Sturgeon comments: "By definition, these are temporary measures, but they will provide much-needed security for many during what will be a difficult winter. We envisage that both measures will remain in place until at least the end of March 2023."

Now The Times says institutional investors into the £3.5 billion BTR sector have been unsettled by the unexpected freeze.

One developer told the newspaper: “Investment in Scotland’s rental sector has just turned negative. Announcing this without any detail and without consultation is absolutely ridiculous.”

Build To Rent has struggled to gain traction in Scotland but a survey by Savills in April this year showed the BTR planning pipeline had grown 69 per cent since early 2020 bringing the total headline figure to 12,245 homes. 

But Savills warned in that report: “The sector remains nascent with just c.1,000 homes currently operational, yet there is potential for the sector to reach over 100,000 homes at full maturity.” Edinburgh has around a third of Scotland’s BTR pipeline; Glasgow has much of the rest.

The rent freeze - initially the idea of the Scottish Green Party, which is in government in an alliance with Sturgeon’s Scottish Nationalists - has been fiercely opposed north of the border.

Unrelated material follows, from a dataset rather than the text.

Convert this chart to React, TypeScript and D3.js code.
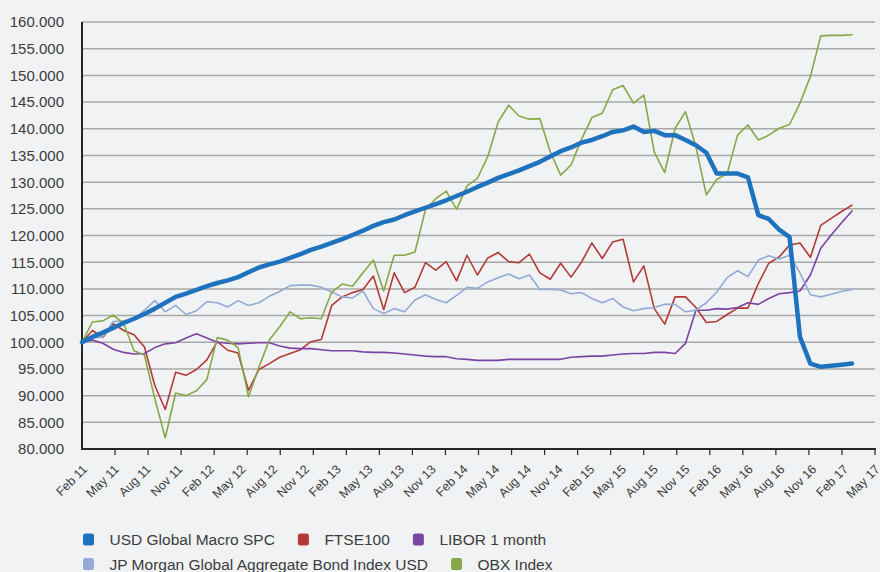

John Blackwood - chief executive of the Scottish Association of Landlords - comments:  “I have been inundated by landlords saying they will be removing their vacant properties from the rental market, and I don’t blame them. Who on earth is going to let a property in the knowledge that they will be unable to meet their own financial and maintenance obligations if their tenants don’t pay the rent or their outgoings increase? Instead of helping tenants pay their bills, the Scottish Government has chosen to penalise people who have provided the homes politicians have failed to provide for decades.”